Throughout his life, the Minimalist artist Donald Judd maintained that the origin of his work stemmed from painting rather than sculpture, that it came from “the paintings of Pollock, Newman and Rothko”, he said. This exhibition includes 15 paintings Judd made while studying art history at Columbia University and supporting himself as an art critic, shortly before he abandoned painting altogether to focus on the rectilinear sculptures for which he has been celebrated. The show offers an expanded understanding of the artist and the development of his masterful approach to colour and geometric form, featuring works that evoke landscapes cut by diagonal and asymmetrical lines. The gallery announced its representation of Judd and collaboration with the Judd Foundation in September.

Radcliffe Bailey, Nommo (2019). Courtesy Jack Shainman.

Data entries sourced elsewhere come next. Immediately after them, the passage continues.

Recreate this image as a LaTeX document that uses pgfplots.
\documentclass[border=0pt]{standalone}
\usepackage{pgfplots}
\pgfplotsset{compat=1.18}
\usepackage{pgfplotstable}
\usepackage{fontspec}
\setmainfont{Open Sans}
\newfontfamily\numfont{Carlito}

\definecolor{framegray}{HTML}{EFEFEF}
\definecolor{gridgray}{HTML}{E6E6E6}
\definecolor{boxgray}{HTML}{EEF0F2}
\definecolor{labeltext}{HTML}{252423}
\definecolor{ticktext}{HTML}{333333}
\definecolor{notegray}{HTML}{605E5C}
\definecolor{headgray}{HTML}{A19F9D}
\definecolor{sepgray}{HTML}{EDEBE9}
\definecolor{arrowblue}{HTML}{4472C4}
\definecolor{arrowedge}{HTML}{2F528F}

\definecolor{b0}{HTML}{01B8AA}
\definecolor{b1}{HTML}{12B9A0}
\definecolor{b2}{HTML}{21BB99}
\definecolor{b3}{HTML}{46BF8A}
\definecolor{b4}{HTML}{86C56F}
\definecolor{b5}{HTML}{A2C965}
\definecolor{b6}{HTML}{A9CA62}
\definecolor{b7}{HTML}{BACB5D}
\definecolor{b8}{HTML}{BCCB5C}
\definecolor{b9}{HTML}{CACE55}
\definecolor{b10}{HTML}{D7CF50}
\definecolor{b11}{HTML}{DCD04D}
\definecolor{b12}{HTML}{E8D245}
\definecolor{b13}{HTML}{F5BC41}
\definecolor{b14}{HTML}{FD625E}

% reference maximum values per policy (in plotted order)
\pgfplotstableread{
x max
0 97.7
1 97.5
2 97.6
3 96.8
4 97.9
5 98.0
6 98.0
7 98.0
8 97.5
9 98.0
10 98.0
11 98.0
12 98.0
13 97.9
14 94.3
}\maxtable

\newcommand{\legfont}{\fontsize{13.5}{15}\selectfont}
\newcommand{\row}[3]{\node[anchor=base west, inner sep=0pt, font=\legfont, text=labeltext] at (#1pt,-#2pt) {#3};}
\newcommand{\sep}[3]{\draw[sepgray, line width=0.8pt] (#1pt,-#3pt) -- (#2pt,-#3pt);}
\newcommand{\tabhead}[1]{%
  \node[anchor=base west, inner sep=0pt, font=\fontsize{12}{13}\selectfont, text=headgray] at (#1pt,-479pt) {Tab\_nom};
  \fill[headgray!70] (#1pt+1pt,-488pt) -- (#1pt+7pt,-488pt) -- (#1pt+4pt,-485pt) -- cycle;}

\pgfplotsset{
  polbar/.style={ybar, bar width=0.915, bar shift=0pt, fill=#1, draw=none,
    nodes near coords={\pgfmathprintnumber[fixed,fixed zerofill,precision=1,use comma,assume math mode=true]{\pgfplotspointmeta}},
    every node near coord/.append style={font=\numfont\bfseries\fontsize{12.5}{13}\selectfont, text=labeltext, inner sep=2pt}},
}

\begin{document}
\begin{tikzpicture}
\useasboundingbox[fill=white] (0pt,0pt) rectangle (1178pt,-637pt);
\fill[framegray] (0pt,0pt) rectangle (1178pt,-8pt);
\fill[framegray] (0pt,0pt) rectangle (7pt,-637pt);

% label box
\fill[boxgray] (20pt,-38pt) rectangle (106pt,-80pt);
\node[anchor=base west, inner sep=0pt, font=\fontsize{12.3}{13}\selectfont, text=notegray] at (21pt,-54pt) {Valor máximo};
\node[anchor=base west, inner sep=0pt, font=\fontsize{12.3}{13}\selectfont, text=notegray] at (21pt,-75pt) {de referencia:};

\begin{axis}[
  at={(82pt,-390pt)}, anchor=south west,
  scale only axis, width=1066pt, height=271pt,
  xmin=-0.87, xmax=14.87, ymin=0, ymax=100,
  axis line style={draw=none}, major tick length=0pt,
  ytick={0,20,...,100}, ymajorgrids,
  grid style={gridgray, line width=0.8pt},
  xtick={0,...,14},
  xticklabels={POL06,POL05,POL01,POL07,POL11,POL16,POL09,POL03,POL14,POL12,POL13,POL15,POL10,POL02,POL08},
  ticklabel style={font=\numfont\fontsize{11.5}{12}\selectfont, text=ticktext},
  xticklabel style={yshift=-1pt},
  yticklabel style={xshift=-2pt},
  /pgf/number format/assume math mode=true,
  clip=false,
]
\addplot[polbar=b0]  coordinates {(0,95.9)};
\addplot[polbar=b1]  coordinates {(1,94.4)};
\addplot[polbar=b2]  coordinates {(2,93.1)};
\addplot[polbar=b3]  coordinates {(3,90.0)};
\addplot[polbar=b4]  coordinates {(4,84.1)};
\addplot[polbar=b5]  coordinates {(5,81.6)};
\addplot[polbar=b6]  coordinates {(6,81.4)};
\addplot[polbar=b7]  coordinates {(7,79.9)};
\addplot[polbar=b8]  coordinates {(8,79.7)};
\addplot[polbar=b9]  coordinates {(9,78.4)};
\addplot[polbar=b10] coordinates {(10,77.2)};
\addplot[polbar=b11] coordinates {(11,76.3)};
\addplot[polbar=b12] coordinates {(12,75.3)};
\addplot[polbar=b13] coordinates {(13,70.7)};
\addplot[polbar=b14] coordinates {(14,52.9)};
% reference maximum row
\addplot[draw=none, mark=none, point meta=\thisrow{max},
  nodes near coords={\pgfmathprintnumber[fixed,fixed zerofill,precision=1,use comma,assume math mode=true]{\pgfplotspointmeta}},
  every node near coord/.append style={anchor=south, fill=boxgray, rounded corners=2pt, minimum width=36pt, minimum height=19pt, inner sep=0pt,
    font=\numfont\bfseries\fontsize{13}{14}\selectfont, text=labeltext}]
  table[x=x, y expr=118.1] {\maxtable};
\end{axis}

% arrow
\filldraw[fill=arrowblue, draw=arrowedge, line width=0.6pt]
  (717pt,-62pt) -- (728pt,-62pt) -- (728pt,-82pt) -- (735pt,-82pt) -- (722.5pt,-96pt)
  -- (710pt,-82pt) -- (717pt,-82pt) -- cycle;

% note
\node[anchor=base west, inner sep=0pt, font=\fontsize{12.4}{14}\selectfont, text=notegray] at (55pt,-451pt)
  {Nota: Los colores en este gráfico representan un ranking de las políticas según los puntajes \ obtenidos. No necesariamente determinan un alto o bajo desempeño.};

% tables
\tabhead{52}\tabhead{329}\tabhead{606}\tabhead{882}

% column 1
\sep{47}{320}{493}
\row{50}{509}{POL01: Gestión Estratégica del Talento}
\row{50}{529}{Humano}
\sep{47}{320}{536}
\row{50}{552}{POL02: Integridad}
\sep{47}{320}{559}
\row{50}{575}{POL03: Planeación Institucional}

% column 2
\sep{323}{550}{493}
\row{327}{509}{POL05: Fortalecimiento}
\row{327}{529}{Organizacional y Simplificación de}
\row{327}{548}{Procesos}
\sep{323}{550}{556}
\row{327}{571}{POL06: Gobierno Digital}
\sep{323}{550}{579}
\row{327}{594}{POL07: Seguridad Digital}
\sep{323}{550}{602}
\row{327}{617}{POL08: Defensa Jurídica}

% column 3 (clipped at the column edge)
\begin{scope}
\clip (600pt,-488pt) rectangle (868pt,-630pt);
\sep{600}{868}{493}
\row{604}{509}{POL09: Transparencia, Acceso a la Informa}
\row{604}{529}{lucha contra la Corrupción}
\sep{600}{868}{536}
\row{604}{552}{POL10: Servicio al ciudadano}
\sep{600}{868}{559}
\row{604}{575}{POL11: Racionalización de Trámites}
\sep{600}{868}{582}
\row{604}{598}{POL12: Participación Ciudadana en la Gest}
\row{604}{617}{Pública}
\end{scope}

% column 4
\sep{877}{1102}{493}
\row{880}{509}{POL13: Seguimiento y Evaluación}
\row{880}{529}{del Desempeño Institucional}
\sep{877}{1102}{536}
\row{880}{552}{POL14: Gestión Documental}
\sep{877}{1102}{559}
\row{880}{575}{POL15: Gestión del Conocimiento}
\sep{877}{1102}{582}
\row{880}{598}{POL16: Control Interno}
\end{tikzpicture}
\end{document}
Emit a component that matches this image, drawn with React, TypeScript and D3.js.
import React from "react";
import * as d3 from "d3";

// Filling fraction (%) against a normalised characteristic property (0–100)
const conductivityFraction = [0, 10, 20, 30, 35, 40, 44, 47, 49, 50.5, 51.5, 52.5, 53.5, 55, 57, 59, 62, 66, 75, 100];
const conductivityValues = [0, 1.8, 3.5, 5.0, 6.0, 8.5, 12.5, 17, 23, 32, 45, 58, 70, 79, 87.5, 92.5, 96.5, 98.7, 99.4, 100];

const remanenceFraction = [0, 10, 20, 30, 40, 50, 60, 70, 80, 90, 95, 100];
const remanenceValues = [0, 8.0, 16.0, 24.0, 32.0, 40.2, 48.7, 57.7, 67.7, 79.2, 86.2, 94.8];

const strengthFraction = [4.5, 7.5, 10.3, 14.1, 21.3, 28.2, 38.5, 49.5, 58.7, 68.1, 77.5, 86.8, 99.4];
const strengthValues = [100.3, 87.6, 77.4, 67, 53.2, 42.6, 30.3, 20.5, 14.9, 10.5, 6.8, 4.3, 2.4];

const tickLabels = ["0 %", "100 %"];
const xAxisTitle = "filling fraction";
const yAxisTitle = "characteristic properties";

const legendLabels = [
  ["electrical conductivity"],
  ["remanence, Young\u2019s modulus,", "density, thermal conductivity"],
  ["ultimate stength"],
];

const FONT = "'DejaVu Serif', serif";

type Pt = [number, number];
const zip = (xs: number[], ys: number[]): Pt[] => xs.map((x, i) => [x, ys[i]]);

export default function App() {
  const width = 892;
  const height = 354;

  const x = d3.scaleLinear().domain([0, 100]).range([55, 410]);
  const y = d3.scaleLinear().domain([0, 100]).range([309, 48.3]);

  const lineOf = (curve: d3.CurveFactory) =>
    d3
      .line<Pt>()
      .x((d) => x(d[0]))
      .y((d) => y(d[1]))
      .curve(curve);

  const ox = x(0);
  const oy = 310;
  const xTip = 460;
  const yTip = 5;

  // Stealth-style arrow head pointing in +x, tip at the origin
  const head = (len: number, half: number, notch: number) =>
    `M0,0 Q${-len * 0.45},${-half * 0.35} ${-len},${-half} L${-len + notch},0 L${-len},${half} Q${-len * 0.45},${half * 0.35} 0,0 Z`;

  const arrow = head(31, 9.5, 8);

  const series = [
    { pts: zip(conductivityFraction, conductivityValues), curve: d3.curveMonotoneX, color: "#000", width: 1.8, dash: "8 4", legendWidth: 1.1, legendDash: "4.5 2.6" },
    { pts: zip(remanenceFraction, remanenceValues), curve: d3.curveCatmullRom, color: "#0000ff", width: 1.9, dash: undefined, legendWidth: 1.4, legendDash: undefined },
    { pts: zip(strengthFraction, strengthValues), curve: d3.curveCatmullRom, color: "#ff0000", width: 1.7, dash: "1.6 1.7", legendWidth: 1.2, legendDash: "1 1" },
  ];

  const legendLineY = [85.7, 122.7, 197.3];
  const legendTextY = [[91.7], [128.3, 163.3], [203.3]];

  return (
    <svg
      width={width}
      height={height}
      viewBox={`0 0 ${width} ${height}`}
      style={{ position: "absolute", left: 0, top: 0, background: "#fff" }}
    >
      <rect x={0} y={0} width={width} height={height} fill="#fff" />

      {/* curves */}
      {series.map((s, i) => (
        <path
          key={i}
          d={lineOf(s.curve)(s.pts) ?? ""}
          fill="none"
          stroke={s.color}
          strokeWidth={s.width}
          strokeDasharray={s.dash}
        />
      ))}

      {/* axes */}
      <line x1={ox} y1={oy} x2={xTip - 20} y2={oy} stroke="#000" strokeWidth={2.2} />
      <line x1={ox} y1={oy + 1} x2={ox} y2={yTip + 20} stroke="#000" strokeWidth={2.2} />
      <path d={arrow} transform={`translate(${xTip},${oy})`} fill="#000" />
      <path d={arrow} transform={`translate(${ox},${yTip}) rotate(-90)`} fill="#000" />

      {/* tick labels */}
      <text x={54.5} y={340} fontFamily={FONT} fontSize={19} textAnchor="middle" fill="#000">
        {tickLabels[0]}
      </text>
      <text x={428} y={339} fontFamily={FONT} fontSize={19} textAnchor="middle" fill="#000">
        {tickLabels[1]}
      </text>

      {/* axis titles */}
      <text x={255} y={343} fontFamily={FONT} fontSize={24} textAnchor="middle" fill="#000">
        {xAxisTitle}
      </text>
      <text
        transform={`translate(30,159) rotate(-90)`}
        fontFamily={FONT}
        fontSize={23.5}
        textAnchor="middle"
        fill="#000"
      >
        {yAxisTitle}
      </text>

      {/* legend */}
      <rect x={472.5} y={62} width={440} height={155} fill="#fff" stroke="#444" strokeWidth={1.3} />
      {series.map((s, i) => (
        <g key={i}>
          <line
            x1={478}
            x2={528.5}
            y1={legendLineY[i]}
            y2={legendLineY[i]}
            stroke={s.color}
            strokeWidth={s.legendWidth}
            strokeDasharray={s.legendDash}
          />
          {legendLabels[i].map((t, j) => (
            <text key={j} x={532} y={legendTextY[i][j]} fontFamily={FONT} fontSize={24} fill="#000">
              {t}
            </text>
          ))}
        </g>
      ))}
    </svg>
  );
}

Radcliffe Bailey: Ascents and Echoes
Until 18 December at Jack Shainman Gallery, 513 West 20th Street, Manhattan

The American artist Radcliffe Bailey concentrates on Black Southern heritage in his practice. This exhibition, which marks a departure from the artist’s previous figurative photographic work, features abstract mixed-media canvases and sculptures in which Bailey condenses his own considerations on the current state of the nation and its citizens. The artist intentionally creates multiple entry points in his work, merging time, history and collective memory while questioning the beginning and ending of a narrative. A centrepiece of the exhibition, the large-scale sculpture Nommo (2019)—first shown at the Istanbul Biennial in 2019—evokes the remnants of slave ship and the history of migration. The work of the Atlanta-based artist is held in major collections, including the Metropolitan Museum of Art and the Smithsonian Museum of American Art.